Service Level Indicators

Service Level Indicators, or SLIs, are quantitative measures of an aspect of the delivered service.

Component types

Base SLOs on metrics that matter to the particular workload:

  • Request-driven workloads involve clients making requests and awaiting responses.
    • Availability -- either in terms of time or request yield, are we online and reachable?
    • Request latency -- how long does it take to return a response?
    • Quality -- what percentage of traffic is gracefully degrading due to overload or partial outages?
    • Error rate -- what's the threshold for failure to process responses?
    • Throughput -- how many requests can we handle in a given time period?
  • Pipelines take records as input, mutate them and emit them somewhere else.
    • Freshness -- how recent the data of the output is in relation to its inputs.
    • Correctness -- the proportion of data generating correct output.
    • Coverage -- the proportion of valid data processed successfully.
    • Throughput -- the proportion of time where the processing rate is faster than a threshold.
  • Storage systems accept data for later retrieval.
    • Durability -- the proportion of written records which can be successfully read.

Be judicious in selection: ensure you're targeting things that user value as there's a human cost to each metric monitored. Systems generally fit into a classification:

  • User-facing systems, e.g. search engines, care about availability, latency and throughput.
  • Storage systems emphasise latency, availability and durability.
  • Big data systems care about throughput and end-to-end latency.
  • All systems care about correctness, though this is outside of the SRE purview and usually lies with the product team.

Collection is usually server-side, either using time series data or periodic log analysis. Don't forget the client-side though: richer applications are prone to slowdowns and bugs that won't be detectable from the server-side, and these still hurt user experience.

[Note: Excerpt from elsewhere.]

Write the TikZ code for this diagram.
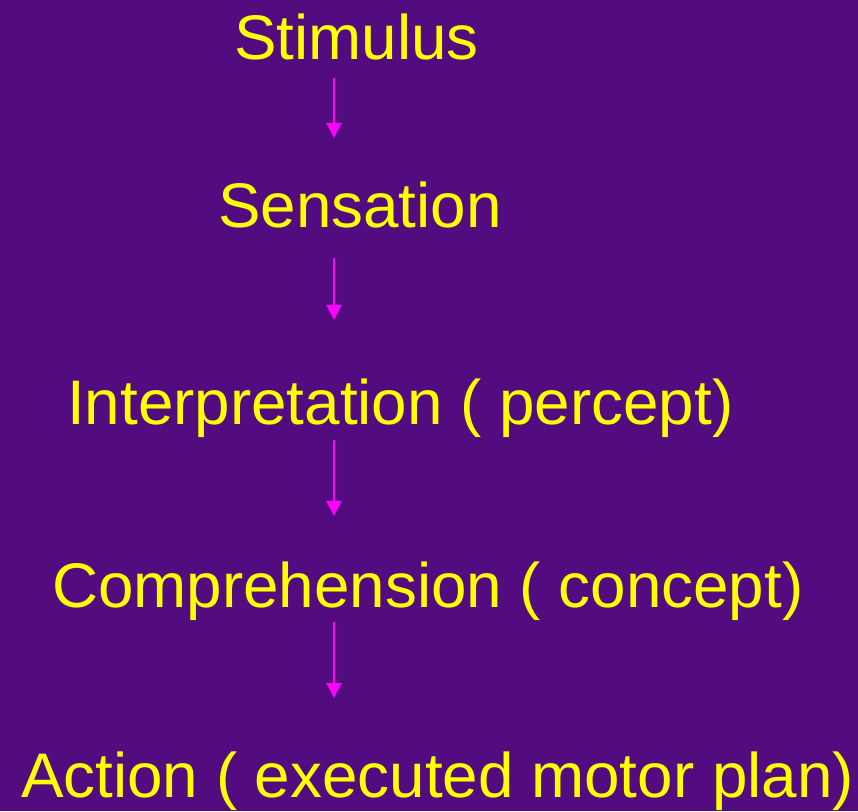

Use distributions over averages for aggregation to catch long tail. Percentiles (50th, 99th and 99.9th, for instance) will show the average case whilst still allowing us to identify pathological cases.

Standardising indicators allows shared understanding without having to always reason about the meaning of a metric:

  • Intervals (averaged over 1 minute)
  • Regions (all tasks in a cluster)
  • Measurement frequency (every 10 seconds)
  • Which transactions are included (HTTP PUTs from tool X)
  • Acquisition (server-side, client-side)
  • Data-access latency (time to first byte, time to last byte)